### Stated exercise:
Return only the number of lines holding the word "with".

----- Material

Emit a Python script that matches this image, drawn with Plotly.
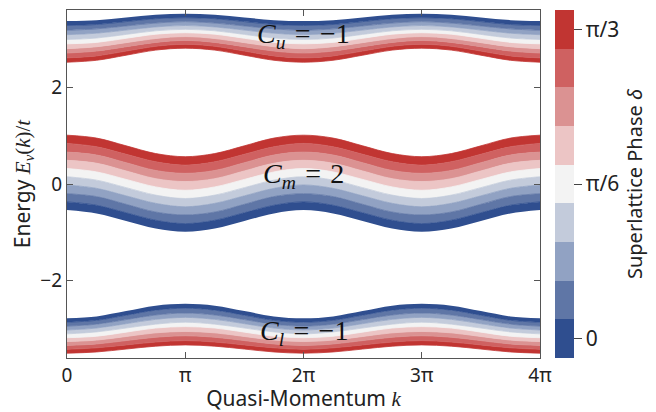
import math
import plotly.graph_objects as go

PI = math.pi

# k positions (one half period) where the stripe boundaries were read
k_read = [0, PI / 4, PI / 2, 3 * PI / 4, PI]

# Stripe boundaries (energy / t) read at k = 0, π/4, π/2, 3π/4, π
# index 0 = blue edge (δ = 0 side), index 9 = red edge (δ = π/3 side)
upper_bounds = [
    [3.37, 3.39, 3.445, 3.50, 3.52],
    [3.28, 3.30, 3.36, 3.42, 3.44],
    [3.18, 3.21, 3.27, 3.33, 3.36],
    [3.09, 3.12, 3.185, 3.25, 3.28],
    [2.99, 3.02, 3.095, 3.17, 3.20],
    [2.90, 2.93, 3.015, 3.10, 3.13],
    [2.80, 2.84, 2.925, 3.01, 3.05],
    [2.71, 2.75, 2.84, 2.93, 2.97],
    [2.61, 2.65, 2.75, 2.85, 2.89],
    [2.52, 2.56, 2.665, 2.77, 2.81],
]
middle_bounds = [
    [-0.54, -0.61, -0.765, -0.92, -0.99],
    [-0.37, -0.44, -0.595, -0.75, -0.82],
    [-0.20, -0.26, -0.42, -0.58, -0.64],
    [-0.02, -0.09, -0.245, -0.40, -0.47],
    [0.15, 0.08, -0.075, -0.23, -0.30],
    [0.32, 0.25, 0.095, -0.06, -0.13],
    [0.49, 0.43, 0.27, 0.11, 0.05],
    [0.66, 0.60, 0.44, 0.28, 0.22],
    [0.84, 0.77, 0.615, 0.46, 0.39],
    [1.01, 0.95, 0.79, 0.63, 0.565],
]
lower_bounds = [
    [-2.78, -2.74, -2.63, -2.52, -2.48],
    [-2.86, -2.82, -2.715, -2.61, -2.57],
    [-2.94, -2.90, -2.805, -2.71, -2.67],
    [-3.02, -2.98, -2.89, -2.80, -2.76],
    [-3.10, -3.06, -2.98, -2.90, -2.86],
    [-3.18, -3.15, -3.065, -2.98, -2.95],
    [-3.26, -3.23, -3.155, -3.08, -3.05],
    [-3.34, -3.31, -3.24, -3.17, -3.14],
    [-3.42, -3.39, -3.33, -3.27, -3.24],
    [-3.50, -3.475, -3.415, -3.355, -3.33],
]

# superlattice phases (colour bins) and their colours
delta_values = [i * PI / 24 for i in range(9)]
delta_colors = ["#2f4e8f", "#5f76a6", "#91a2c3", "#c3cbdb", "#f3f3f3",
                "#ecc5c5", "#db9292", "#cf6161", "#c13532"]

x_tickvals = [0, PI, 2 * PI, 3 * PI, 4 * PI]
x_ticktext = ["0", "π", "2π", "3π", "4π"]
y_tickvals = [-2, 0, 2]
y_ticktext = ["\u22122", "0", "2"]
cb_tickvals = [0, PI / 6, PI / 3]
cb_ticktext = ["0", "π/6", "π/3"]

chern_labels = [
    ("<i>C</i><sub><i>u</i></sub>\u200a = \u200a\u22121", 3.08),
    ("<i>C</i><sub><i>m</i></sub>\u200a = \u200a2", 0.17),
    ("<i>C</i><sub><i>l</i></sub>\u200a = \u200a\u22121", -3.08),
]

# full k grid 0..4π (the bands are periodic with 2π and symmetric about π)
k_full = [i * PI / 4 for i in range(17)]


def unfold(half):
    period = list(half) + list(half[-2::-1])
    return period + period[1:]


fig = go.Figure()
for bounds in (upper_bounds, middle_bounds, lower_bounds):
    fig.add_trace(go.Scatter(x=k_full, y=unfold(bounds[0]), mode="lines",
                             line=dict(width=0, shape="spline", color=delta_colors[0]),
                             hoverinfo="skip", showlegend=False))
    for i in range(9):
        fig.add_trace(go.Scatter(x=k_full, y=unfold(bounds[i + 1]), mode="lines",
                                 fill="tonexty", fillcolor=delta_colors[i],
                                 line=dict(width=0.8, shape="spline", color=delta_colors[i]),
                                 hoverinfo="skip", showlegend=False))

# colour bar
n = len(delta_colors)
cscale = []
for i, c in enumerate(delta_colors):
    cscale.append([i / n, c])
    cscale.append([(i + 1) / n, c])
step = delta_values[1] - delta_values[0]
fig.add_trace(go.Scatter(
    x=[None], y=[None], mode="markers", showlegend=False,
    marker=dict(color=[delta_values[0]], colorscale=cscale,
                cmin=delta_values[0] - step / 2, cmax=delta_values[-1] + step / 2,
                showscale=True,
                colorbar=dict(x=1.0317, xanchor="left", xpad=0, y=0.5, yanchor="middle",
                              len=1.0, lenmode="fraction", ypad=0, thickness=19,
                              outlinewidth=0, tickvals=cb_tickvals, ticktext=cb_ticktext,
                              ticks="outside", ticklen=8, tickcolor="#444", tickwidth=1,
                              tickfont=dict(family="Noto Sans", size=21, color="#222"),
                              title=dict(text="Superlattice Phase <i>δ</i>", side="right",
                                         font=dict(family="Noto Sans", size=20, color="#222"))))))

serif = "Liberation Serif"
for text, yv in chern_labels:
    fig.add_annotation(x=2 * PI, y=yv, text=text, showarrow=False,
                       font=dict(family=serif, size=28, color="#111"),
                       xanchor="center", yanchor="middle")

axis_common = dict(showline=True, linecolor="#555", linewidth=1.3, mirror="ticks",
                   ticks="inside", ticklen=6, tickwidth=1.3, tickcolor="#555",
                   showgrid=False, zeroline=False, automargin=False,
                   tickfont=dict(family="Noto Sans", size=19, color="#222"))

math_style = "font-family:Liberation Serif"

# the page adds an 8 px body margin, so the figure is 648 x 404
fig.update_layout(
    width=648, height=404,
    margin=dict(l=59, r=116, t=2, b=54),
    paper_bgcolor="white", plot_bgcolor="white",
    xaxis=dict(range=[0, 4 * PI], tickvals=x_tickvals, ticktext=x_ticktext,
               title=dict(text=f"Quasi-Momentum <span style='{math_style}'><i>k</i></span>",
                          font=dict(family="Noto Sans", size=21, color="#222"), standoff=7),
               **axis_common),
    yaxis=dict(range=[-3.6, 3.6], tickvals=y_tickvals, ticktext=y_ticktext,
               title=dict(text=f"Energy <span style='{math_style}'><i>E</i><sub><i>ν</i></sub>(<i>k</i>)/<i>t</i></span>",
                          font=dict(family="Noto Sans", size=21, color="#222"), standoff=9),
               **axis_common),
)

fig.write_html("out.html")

----------

### Task response:
2